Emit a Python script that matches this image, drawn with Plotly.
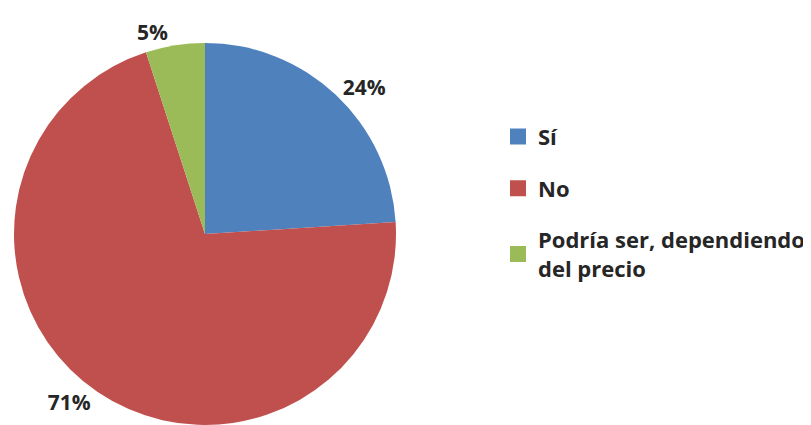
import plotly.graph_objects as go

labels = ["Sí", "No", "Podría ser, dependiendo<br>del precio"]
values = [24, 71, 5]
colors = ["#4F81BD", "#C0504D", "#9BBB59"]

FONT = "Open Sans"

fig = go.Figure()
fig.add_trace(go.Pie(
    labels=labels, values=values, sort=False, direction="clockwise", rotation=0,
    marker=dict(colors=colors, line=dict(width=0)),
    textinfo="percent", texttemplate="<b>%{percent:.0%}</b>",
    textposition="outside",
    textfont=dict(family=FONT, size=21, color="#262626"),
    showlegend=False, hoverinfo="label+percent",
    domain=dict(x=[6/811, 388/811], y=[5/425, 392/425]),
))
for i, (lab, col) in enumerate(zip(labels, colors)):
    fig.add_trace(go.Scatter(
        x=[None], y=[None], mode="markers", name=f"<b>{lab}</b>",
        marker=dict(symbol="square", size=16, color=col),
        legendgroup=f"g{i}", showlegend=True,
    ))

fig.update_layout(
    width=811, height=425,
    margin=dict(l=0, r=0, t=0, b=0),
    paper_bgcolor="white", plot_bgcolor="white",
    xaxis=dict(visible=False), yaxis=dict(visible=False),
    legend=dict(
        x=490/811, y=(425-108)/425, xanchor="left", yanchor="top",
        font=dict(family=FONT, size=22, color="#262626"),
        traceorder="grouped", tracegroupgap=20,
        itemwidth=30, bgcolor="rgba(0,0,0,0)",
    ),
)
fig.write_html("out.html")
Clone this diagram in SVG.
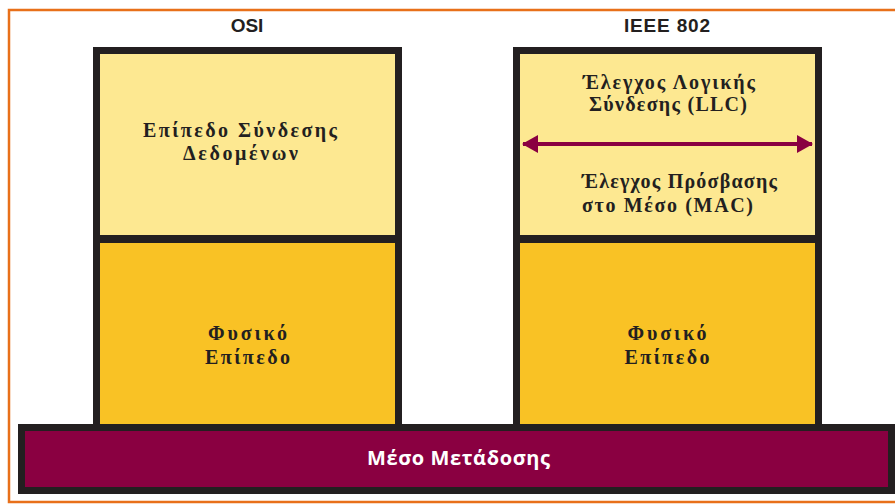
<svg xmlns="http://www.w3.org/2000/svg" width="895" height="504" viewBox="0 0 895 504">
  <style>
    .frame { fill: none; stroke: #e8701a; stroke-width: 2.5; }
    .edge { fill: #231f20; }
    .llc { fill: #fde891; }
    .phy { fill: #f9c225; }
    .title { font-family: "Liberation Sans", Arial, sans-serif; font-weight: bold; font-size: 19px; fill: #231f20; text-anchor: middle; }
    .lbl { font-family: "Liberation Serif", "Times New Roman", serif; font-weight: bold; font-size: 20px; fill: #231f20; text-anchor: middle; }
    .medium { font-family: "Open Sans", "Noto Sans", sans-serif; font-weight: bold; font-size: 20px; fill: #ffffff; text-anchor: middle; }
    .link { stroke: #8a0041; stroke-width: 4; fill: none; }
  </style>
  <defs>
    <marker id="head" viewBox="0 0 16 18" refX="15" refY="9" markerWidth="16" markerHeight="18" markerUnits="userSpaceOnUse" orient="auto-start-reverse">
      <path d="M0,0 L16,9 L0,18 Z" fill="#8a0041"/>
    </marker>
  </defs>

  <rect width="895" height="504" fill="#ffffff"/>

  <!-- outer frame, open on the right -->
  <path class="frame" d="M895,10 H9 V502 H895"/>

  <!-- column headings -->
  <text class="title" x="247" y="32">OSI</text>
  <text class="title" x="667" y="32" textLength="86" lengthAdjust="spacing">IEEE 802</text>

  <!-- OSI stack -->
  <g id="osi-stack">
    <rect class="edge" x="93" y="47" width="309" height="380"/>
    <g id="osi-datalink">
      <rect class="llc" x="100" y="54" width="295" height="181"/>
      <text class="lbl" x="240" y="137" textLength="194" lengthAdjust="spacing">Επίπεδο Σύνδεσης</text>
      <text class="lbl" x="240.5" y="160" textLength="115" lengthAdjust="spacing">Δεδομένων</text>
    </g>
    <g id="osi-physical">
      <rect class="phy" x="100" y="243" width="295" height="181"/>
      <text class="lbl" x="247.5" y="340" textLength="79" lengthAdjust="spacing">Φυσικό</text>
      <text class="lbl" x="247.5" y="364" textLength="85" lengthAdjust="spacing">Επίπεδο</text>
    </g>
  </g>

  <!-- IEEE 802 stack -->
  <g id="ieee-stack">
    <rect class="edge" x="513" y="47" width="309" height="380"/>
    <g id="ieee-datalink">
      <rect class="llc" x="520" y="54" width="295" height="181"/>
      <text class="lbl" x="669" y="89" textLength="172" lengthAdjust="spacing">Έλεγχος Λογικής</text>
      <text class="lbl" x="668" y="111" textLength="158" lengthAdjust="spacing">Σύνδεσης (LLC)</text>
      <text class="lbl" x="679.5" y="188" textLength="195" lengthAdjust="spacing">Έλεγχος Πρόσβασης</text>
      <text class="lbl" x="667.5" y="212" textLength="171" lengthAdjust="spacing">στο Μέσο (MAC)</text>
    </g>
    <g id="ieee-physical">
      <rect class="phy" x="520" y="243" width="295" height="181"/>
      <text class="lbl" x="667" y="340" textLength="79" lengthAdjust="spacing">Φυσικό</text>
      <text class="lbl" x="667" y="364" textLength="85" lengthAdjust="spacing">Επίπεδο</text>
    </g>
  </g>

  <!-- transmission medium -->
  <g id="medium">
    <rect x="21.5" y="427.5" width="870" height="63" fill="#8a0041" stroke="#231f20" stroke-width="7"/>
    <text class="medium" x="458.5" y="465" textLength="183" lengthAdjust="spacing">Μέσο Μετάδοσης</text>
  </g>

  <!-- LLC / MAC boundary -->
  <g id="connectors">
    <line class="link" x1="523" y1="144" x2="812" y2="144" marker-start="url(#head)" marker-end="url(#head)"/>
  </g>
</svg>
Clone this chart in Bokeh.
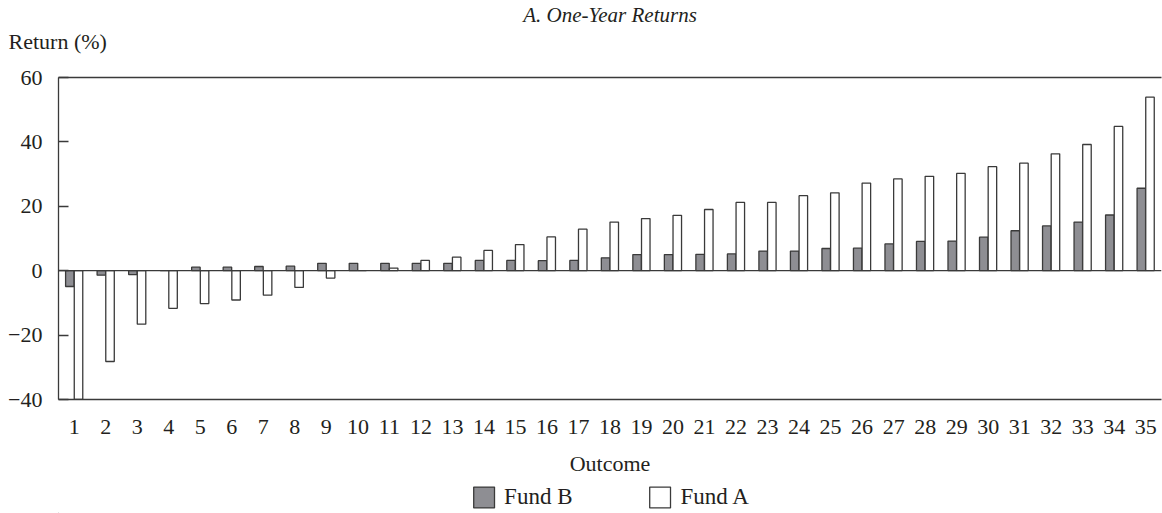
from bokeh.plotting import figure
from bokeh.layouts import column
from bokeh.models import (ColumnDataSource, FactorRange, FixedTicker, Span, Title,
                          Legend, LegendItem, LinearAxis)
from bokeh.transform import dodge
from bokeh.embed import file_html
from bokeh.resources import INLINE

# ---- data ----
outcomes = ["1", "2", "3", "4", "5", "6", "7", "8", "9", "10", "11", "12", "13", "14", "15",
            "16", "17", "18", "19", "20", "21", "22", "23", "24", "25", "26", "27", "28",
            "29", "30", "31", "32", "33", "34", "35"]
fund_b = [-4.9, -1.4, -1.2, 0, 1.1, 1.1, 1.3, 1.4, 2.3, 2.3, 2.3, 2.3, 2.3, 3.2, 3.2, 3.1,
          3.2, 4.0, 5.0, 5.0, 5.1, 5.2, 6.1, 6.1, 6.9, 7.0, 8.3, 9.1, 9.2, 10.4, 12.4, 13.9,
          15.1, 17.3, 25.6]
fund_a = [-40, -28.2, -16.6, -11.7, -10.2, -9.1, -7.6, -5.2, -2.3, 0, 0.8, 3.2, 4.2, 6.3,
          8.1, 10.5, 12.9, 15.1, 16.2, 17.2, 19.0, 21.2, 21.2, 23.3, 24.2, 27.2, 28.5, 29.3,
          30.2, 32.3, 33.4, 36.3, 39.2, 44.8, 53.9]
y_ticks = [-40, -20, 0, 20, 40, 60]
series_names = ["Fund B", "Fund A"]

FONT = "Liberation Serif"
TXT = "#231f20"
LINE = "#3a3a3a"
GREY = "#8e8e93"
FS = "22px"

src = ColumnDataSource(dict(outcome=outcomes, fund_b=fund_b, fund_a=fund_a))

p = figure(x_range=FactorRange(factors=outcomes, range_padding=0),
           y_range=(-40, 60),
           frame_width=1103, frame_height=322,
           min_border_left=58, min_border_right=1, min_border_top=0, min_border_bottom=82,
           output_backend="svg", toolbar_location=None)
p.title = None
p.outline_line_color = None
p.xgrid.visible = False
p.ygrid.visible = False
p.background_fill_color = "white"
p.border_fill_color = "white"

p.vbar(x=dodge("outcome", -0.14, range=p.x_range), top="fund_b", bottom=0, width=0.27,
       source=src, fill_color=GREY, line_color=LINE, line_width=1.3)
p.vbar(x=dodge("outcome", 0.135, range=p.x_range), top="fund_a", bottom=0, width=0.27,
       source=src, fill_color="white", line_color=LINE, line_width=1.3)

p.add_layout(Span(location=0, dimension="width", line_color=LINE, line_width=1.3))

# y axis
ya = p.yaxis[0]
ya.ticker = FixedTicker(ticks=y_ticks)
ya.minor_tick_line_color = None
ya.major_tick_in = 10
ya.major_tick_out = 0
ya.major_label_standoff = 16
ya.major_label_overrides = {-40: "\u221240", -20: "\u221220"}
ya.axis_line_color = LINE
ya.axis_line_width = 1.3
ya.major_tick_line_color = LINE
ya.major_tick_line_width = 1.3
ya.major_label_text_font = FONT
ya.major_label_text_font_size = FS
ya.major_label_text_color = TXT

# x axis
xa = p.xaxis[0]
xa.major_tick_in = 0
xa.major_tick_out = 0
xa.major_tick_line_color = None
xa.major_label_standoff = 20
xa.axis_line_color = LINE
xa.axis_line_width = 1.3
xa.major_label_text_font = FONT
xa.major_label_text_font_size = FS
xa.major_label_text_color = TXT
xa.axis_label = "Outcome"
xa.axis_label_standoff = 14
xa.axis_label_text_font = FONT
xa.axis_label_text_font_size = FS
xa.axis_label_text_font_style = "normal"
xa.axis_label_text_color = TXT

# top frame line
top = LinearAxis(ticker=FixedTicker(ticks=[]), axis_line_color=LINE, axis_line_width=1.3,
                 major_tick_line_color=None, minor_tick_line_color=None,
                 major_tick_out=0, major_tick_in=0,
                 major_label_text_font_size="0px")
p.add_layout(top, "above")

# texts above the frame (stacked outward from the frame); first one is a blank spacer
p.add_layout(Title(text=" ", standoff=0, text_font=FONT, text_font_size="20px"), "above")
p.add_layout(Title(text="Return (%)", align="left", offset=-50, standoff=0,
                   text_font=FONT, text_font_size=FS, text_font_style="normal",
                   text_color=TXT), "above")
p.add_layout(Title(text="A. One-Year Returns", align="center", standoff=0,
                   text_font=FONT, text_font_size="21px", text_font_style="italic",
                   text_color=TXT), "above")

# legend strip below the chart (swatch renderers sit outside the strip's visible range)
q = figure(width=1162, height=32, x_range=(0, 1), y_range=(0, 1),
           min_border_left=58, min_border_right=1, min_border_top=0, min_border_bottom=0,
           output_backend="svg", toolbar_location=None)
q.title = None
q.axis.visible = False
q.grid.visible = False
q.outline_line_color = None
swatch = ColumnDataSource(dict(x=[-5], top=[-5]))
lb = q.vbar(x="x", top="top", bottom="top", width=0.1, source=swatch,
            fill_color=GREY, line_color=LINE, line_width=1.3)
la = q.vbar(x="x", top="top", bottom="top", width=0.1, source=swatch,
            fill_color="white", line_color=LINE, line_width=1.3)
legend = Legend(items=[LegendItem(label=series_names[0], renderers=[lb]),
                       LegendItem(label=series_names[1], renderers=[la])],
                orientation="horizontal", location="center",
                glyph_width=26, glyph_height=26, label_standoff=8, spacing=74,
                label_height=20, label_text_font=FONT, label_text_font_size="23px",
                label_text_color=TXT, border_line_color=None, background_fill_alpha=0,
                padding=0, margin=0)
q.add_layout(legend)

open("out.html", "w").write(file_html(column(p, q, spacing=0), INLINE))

* Objective:
Retype only the lines above from the one with "Clone this chart in Bokeh." through the one with "from bokeh.resources import INLINE", exactly and with both ends. Images stay out.

* Result of this exercise:
Clone this chart in Bokeh.
from bokeh.plotting import figure
from bokeh.layouts import column
from bokeh.models import (ColumnDataSource, FactorRange, FixedTicker, Span, Title,
                          Legend, LegendItem, LinearAxis)
from bokeh.transform import dodge
from bokeh.embed import file_html
from bokeh.resources import INLINE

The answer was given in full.